Because we were in Rapid, my girls (and one additional girl who traveled with us to compete) were tremendously excited by the idea of going to Mount Rushmore.

Now, I’ve been to Rushmore countless times in my life, and the thought of keeping four young ladies entertained at the monument was something I actually dreaded, as it’s become almost numbing to me due simply to the times I’ve been there.

Then, we made that first turn on Highway 16 that allowed the faces of the mountain to be seen in the distance.

You would have thought a well-known musician had just appeared in the vehicle.

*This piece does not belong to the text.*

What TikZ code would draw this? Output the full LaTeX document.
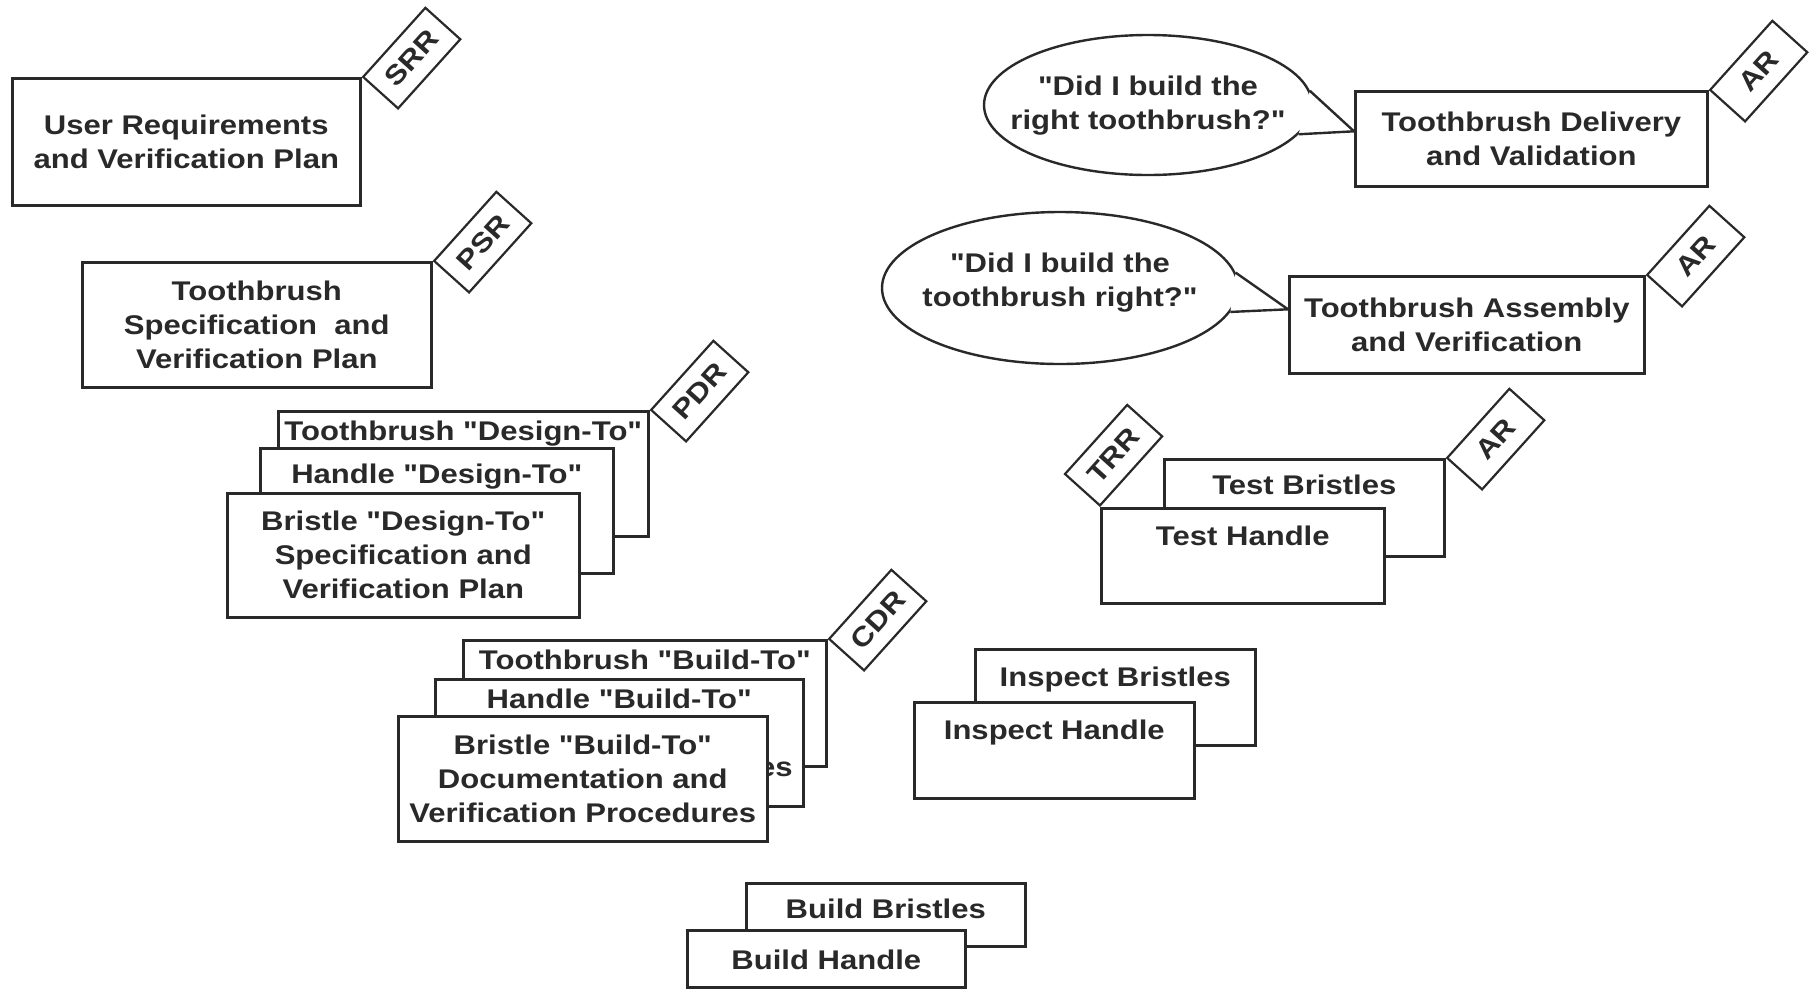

Squeals and excitement were rampant.

Once we got to the memorial, the girls were so excited to simply look at the work that had been done, not to mention examining all the tools that were used to carve the mountain.

The girls were enthralled by a video that played frequently and explained how the monument came to be as well as the carving of the mountain.

Because of their dad’s passion for baseball, they made sure to point out all the photos and memorabilia from the amateur baseball team of Rushmore workers that played on their off days and even reached the semifinals of the state tournament in 1939 before finishing third.

There were multiple photos of the Rushmore Drillers teams as well as videos about the club to watch as you explored the museum.

Taking the time to enjoy the view of this trip through their eyes was great.

It renewed my passion and enjoyment for the stop.

Many photos were taken, and there will be memories for years to come of their first visit to Rushmore.

They’re also quite astute at realizing when adults are simply not acting the way they should.

When one walked in on me reviewing video of the recent State of the Union speech, she quickly observed the behavior of many in the audience.

“That’s so rude,” my daughter said with a gasp. “Why would they interrupt the President while he’s talking? Can’t they be put in jail for that?”

I did explain that no, no jail time would be faced.

However, the lack of tact that I had become numb to from certain members of Congress through frequent viewing of Congressional committee hearings, press conferences with Congressional members, and even state political discourse, meant that I wasn’t even focused on how disrespectful and rude that behavior truly was.

My wife and I spend plenty of time defining what respect is for our children - respect for elders, respect for teammates, respect for siblings, respect for any people we encounter, and respect for nature. All of it is what we see as basic knowledge to successfully navigate life, in work, in relationships, and in daily living in a community.

Yet, my own children cued me in that I’m not expecting the same level of respectful discourse from my elected leaders…when I had become numb to the flood of disrespect that has become the norm from those leaders.

We wonder why it is that so many of our elected leaders feel emboldened to publicly debase fellow legislators, state leaders, or national leaders without tact being used in the discussion.

Our children hear that disrespect, that rude behavior, and they adopt it as normal as well, even if it isn’t what is being taught at home.

The result is a flood of teachers expressing increasing levels of disrespect in the classroom, local politicians facing public hearings where citizens interrupt and attempt to overrun the meeting rather than working within the framework of the meeting’s rules of order, and a general leap to immediate one-sidedness in any dispute that may arise in our daily lives.

So often we immediately jump to flight or fight mode rather than taking a breath, examining the situation, and taking just a moment to attempt to view the situation through the other person’s eyes.

Doing this simple thing will allow for a more respectful and tactful discourse. That’s even further emboldened in social media postings, where the anonymity of a computer screen and keyboard seems to make this behavior even worse.

Someone needs to turn this around and show our children that is not how leaders should behave. If our current leaders aren’t going to be the ones to be an example, perhaps it’s time for new leaders.